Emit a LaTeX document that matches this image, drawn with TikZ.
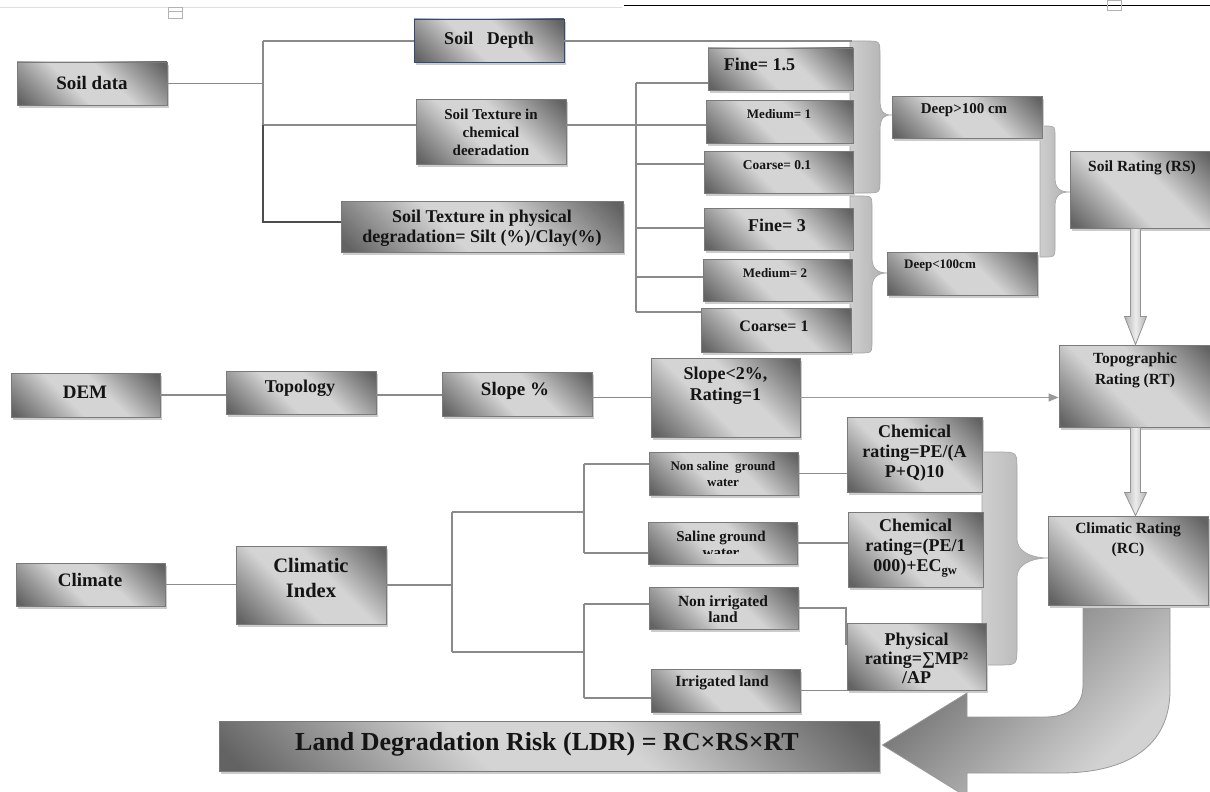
\documentclass[tikz,border=0pt]{standalone}
\usepackage{fontspec}
\setmainfont{Liberation Serif}
\usetikzlibrary{calc,shadows,arrows.meta}
\definecolor{gdark}{HTML}{636363}
\definecolor{gmid}{HTML}{9C9C9C}
\definecolor{glight}{HTML}{D4D4D4}
\definecolor{bgray}{HTML}{7A7A7A}
\definecolor{lgray}{HTML}{8A8A8A}
\definecolor{navyb}{HTML}{2E4A78}
\definecolor{blight}{HTML}{D2D2D2}
\definecolor{bdark}{HTML}{6A6A6A}
\pgfdeclareverticalshading{boxshade}{100bp}{color(0bp)=(gdark); color(17bp)=(gdark); color(30bp)=(gmid); color(42bp)=(glight); color(58bp)=(glight); color(70bp)=(gmid); color(83bp)=(gdark); color(100bp)=(gdark)}
\pgfdeclareverticalshading{bigsh}{100bp}{color(0bp)=(blight); color(30bp)=(blight); color(72bp)=(bdark); color(100bp)=(bdark)}
\newcommand\fz[2]{\fontsize{#1}{#2}\selectfont\bfseries}
\newcommand\bracepath[8]{(#1,#4) -- ({#2-#7},#4) .. controls (#2,#4) .. (#2,{#4+#7}) -- (#2,{#5-#8}) .. controls (#2,{#5-2}) and ({#3-8},#5) .. (#3,#5) .. controls ({#3-8},#5) and (#2,{#5+2}) .. (#2,{#5+#8}) -- (#2,{#6-#7}) .. controls (#2,#6) .. ({#2-#7},#6) -- (#1,#6) -- cycle}
\begin{document}
\begin{tikzpicture}[x=1pt,y=-1pt,
 bx/.style={draw=bgray, line width=0.9pt, shade, shading=boxshade, shading angle=-45, inner sep=0pt, drop shadow={shadow xshift=2pt, shadow yshift=-3pt, fill=black!20, opacity=1}},
 tx/.style={align=center, inner sep=0pt, text=black!92},
 ln/.style={draw=lgray, line width=1.1pt},
 dln/.style={draw=black!70, line width=1.1pt},
 brc/.style={draw=gray!72, line width=0.6pt, left color=gray!38, right color=gray!64},
 barrow/.style={draw=gray!85, line width=0.8pt, left color=gray!60, right color=gray!60, middle color=gray!15},
]
\useasboundingbox (0,0) rectangle (1210,792);
% page artefacts
\draw[gray!25, line width=0.8pt] (0,7) -- (622,7);
\draw[black, line width=0.9pt] (624,5) -- (1210,5);
\draw[gray!60, line width=0.6pt] (168,7) rectangle (182,18);
\draw[gray!60, line width=0.6pt] (168,11) -- (182,11);
\draw[gray!60, line width=0.6pt] (1107,0) rectangle (1121,10);

% braces
\draw[brc] \bracepath{850}{880}{892}{41}{115}{193}{14}{16};
\draw[brc] \bracepath{850}{872}{888}{196}{273}{353}{12}{15};
\draw[brc] \bracepath{1040}{1055}{1070}{126}{192}{257}{10}{14};
\draw[brc] \bracepath{982}{1017}{1048}{452}{558}{665}{18}{20};

% boxes
\node[bx, minimum width=150pt, minimum height=43pt] (sdata) at (92,83.5) {};
\node[bx, draw=navyb, minimum width=150pt, minimum height=43pt] (sdepth) at (489,40.5) {};
\node[bx, minimum width=150pt, minimum height=65pt] (schem) at (491,131.5) {};
\node[bx, minimum width=282pt, minimum height=51pt] (sphys) at (482,226.5) {};
\node[bx, minimum width=145pt, minimum height=42pt] (f15) at (780.5,69) {};
\node[bx, minimum width=147pt, minimum height=43pt] (m1) at (779.5,121.5) {};
\node[bx, minimum width=149pt, minimum height=42pt] (c01) at (778.5,172) {};
\node[bx, minimum width=149pt, minimum height=42pt] (f3) at (778.5,229) {};
\node[bx, minimum width=149pt, minimum height=42pt] (m2) at (777.5,280) {};
\node[bx, minimum width=150pt, minimum height=44pt] (c1) at (776,330) {};
\node[bx, minimum width=150pt, minimum height=42pt] (d100) at (967,117) {};
\node[bx, minimum width=150pt, minimum height=43pt] (dl100) at (962,273.5) {};
\node[bx, minimum width=142pt, minimum height=77pt] (rs) at (1141,189.5) {};
\node[bx, minimum width=149pt, minimum height=44pt] (dem) at (85.5,395) {};
\node[bx, minimum width=150pt, minimum height=43pt] (topo) at (301,392.5) {};
\node[bx, minimum width=150pt, minimum height=44pt] (slope) at (517,394) {};
\node[bx, minimum width=149pt, minimum height=79pt] (s2) at (725.5,397.5) {};
\node[bx, minimum width=153pt, minimum height=82pt] (rt) at (1135.5,386) {};
\node[bx, minimum width=149pt, minimum height=43pt] (climate) at (90.5,584.5) {};
\node[bx, minimum width=150pt, minimum height=78pt] (cindex) at (311,585) {};
\node[bx, minimum width=149pt, minimum height=43pt] (nsal) at (723.5,473.5) {};
\node[bx, minimum width=149pt, minimum height=42pt] (sal) at (722.5,543) {};
\node[bx, minimum width=149pt, minimum height=42pt] (nirr) at (723.5,608) {};
\node[bx, minimum width=149pt, minimum height=43pt] (irr) at (725.5,690.5) {};
\node[bx, minimum width=135pt, minimum height=75pt] (chem1) at (914.5,454.5) {};
\node[bx, minimum width=135pt, minimum height=75pt] (chem2) at (915.5,549.5) {};
\node[bx, minimum width=139pt, minimum height=67pt] (phys) at (916.5,656.5) {};
\node[bx, minimum width=160pt, minimum height=89pt] (rc) at (1128,560.5) {};
\node[bx, minimum width=660pt, minimum height=50pt] (ldr) at (549,746) {};

% junction coordinates
\coordinate (j1) at (263,41);
\coordinate (j2) at (263,125);
\coordinate (j3) at (263,222);
\coordinate (bt1) at (852,41);
\coordinate (k1) at (636,83);
\coordinate (k3) at (636,164);
\coordinate (k4) at (636,228);
\coordinate (k5) at (636,277);
\coordinate (k6) at (636,312);
\coordinate (c1a) at (452,512);
\coordinate (c1b) at (452,652);
\coordinate (c2a) at (584,464);
\coordinate (c2b) at (584,553);
\coordinate (c2c) at (584,604);
\coordinate (c2d) at (584,698);
\coordinate (p1) at (846,645);

% soil connectors
\draw[ln] (sdata.east) -- (sdata.east -| j1);
\draw[ln] (j1) -- (j2);
\draw[ln] (j1) -- (j1 -| sdepth.west);
\draw[ln] (sdepth.east |- j1) -- (bt1);
\draw[ln] (j2) -- (j2 -| schem.west);
\draw[ln] (j2 -| schem.east) -- (j2 -| m1.west);
\draw[dln] (j2) -- (j3) -- (j3 -| sphys.west);
\draw[ln] (k1) -- (k6);
\draw[ln] (k1) -- (k1 -| f15.west);
\draw[ln] (k3) -- (k3 -| c01.west);
\draw[ln] (k4) -- (k4 -| f3.west);
\draw[ln] (k5) -- (k5 -| m2.west);
\draw[ln] (k6) -- (k6 -| c1.west);
% DEM row
\draw[ln] (dem.east) -- (dem.east -| topo.west);
\draw[ln] (topo.east |- dem.east) -- (slope.west |- dem.east);
\draw[ln] (slope.east |- s2.west) -- (s2.west);
\draw[ln, -{Triangle[width=8pt,length=10pt]}, draw=gray!80, fill=gray!80] (s2.east) -- (s2.east -| rt.west);
% climate row
\draw[ln] (climate.east) -- (climate.east -| cindex.west);
\draw[ln] (cindex.east) -- (cindex.east -| c1a);
\draw[ln] (c1a) -- (c1b);
\draw[ln] (c1a) -- (c1a -| c2a);
\draw[ln] (c1b) -- (c1b -| c2c);
\draw[ln] (c2a) -- (c2b);
\draw[ln] (c2c) -- (c2d);
\draw[ln] (c2a) -- (c2a -| nsal.west);
\draw[ln] (c2b) -- (c2b -| sal.west);
\draw[ln] (c2c) -- (c2c -| nirr.west);
\draw[ln] (c2d) -- (c2d -| irr.west);
\draw[ln] (nsal.east) -- (nsal.east -| chem1.west);
\draw[ln] (sal.east) -- (sal.east -| chem2.west);
\draw[ln] (nirr.east) -| (p1);
\draw[ln] (irr.east) -- (irr.east -| phys.west);

% texts
\node[tx, font=\fz{19}{21}] (sdata-t) at (92,83) {Soil data};
\node[tx, font=\fz{18}{20}] (sdepth-t) at (489,40) {Soil\ \ \ Depth};
\node[tx, font=\fz{15}{18}] (schem-t) at (491,132) {Soil Texture in\\chemical\\deeradation};
\node[tx, font=\fz{18}{20}] (sphys-t) at (482,228) {Soil Texture in physical\\degradation= Silt (\%)/Clay(\%)};
\node[tx, font=\fz{18}{20}] (f15-t) at (759.5,64) {Fine= 1.5};
\node[tx, font=\fz{13}{15}] (m1-t) at (779,114) {Medium= 1};
\node[tx, font=\fz{13.5}{15}] (c01-t) at (777,165) {Coarse= 0.1};
\node[tx, font=\fz{18}{20}] (f3-t) at (777,225) {Fine= 3};
\node[tx, font=\fz{13}{15}] (m2-t) at (775,273) {Medium= 2};
\node[tx, font=\fz{16}{18}] (c1-t) at (774,326) {Coarse= 1};
\node[tx, font=\fz{15}{17}] (d100-t) at (964,110) {Deep>100 cm};
\node[tx, font=\fz{13}{15}] (dl100-t) at (940,266) {Deep<100cm};
\node[tx, font=\fz{15.5}{18}] (rs-t) at (1142,168) {Soil Rating (RS)};
\node[tx, font=\fz{19}{21}] (dem-t) at (85,392) {DEM};
\node[tx, font=\fz{18}{20}] (topo-t) at (300,388) {Topology};
\node[tx, font=\fz{19}{21}] (slope-t) at (515,391) {Slope \%};
\node[tx, font=\fz{18}{21}] (s2-t) at (725.5,385.5) {Slope<2\%,\\Rating=1};
\node[tx, font=\fz{15.5}{21}] (rt-t) at (1135,370.5) {Topographic\\Rating (RT)};
\node[tx, font=\fz{19}{21}] (climate-t) at (90,580) {Climate};
\node[tx, font=\fz{20.5}{25}] (cindex-t) at (311,577.5) {Climatic\\Index};
\node[tx, font=\fz{13}{16}] (nsal-t) at (723,474) {Non saline\ \ ground\\water};
\begin{scope}
\clip (640,515) rectangle (800,553);
\node[tx, font=\fz{15}{16}] (sal-t) at (721,544) {Saline ground\\water};
\end{scope}
\node[tx, font=\fz{15.5}{16}] (nirr-t) at (723,609) {Non irrigated\\land};
\node[tx, font=\fz{15.5}{18}] (irr-t) at (722,683) {Irrigated land};
\node[tx, font=\fz{18}{20}] (chem1-t) at (914.5,453) {Chemical\\rating=PE/(A\\P+Q)10};
\node[tx, font=\fz{18}{20}] (chem2-t) at (915.5,548) {Chemical\\rating=(PE/1\\000)+EC\textsubscript{gw}};
\node[tx, font=\fz{18}{19}] (phys-t) at (916.5,658) {Physical\\rating=∑MP²\\/AP};
\node[tx, font=\fz{15.5}{20}] (rc-t) at (1128,540) {Climatic Rating\\(RC)};
\node[tx, font=\fz{26}{28}] (ldr-t) at (547,744) {Land Degradation Risk (LDR) = RC×RS×RT};

% block arrows
\draw[barrow] ($(rt.north |- rs.south)+(-5,0)$) -- ($(rt.north)+(-5,-28)$) -- ($(rt.north)+(-11,-28)$) -- (rt.north) -- ($(rt.north)+(11,-28)$) -- ($(rt.north)+(5,-28)$) -- ($(rt.north |- rs.south)+(5,0)$) -- cycle;
\draw[barrow] ($(rt.south)+(-5,0)$) -- ($(rt.south |- rc.north)+(-5,-23)$) -- ($(rt.south |- rc.north)+(-11,-23)$) -- (rt.south |- rc.north) -- ($(rt.south |- rc.north)+(11,-23)$) -- ($(rt.south |- rc.north)+(5,-23)$) -- ($(rt.south)+(5,0)$) -- cycle;

% big U-turn arrow
\coordinate (ua) at ($(rc.south)+(-45,3)$);
\coordinate (ub) at ($(rc.south)+(42,3)$);
\coordinate (utip) at ($(ldr.east)+(3,-1)$);
\path[draw=gray!80, line width=0.8pt, shade, shading=bigsh, shading angle=45]
 (ua) -- (ub) -- (1170,690) .. controls (1170,748) and (1125,773) .. (1060,773) -- (967,773) -- (967,797) -- (utip) -- (967,693) -- (967,717) -- (1045,717) .. controls (1070,717) and (1083,705) .. (1083,685) -- cycle;
\end{tikzpicture}
\end{document}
┄┄┄┄┄┄┄┄┄┄
TASK STATEMENT »
Print, exactly as written, the lines above from the first one to the one containing "(1107,0) rectangle (1121,10);". Leave out pictures.

REPLY TO THE TASK »
Emit a LaTeX document that matches this image, drawn with TikZ.
\documentclass[tikz,border=0pt]{standalone}
\usepackage{fontspec}
\setmainfont{Liberation Serif}
\usetikzlibrary{calc,shadows,arrows.meta}
\definecolor{gdark}{HTML}{636363}
\definecolor{gmid}{HTML}{9C9C9C}
\definecolor{glight}{HTML}{D4D4D4}
\definecolor{bgray}{HTML}{7A7A7A}
\definecolor{lgray}{HTML}{8A8A8A}
\definecolor{navyb}{HTML}{2E4A78}
\definecolor{blight}{HTML}{D2D2D2}
\definecolor{bdark}{HTML}{6A6A6A}
\pgfdeclareverticalshading{boxshade}{100bp}{color(0bp)=(gdark); color(17bp)=(gdark); color(30bp)=(gmid); color(42bp)=(glight); color(58bp)=(glight); color(70bp)=(gmid); color(83bp)=(gdark); color(100bp)=(gdark)}
\pgfdeclareverticalshading{bigsh}{100bp}{color(0bp)=(blight); color(30bp)=(blight); color(72bp)=(bdark); color(100bp)=(bdark)}
\newcommand\fz[2]{\fontsize{#1}{#2}\selectfont\bfseries}
\newcommand\bracepath[8]{(#1,#4) -- ({#2-#7},#4) .. controls (#2,#4) .. (#2,{#4+#7}) -- (#2,{#5-#8}) .. controls (#2,{#5-2}) and ({#3-8},#5) .. (#3,#5) .. controls ({#3-8},#5) and (#2,{#5+2}) .. (#2,{#5+#8}) -- (#2,{#6-#7}) .. controls (#2,#6) .. ({#2-#7},#6) -- (#1,#6) -- cycle}
\begin{document}
\begin{tikzpicture}[x=1pt,y=-1pt,
 bx/.style={draw=bgray, line width=0.9pt, shade, shading=boxshade, shading angle=-45, inner sep=0pt, drop shadow={shadow xshift=2pt, shadow yshift=-3pt, fill=black!20, opacity=1}},
 tx/.style={align=center, inner sep=0pt, text=black!92},
 ln/.style={draw=lgray, line width=1.1pt},
 dln/.style={draw=black!70, line width=1.1pt},
 brc/.style={draw=gray!72, line width=0.6pt, left color=gray!38, right color=gray!64},
 barrow/.style={draw=gray!85, line width=0.8pt, left color=gray!60, right color=gray!60, middle color=gray!15},
]
\useasboundingbox (0,0) rectangle (1210,792);
% page artefacts
\draw[gray!25, line width=0.8pt] (0,7) -- (622,7);
\draw[black, line width=0.9pt] (624,5) -- (1210,5);
\draw[gray!60, line width=0.6pt] (168,7) rectangle (182,18);
\draw[gray!60, line width=0.6pt] (168,11) -- (182,11);
\draw[gray!60, line width=0.6pt] (1107,0) rectangle (1121,10);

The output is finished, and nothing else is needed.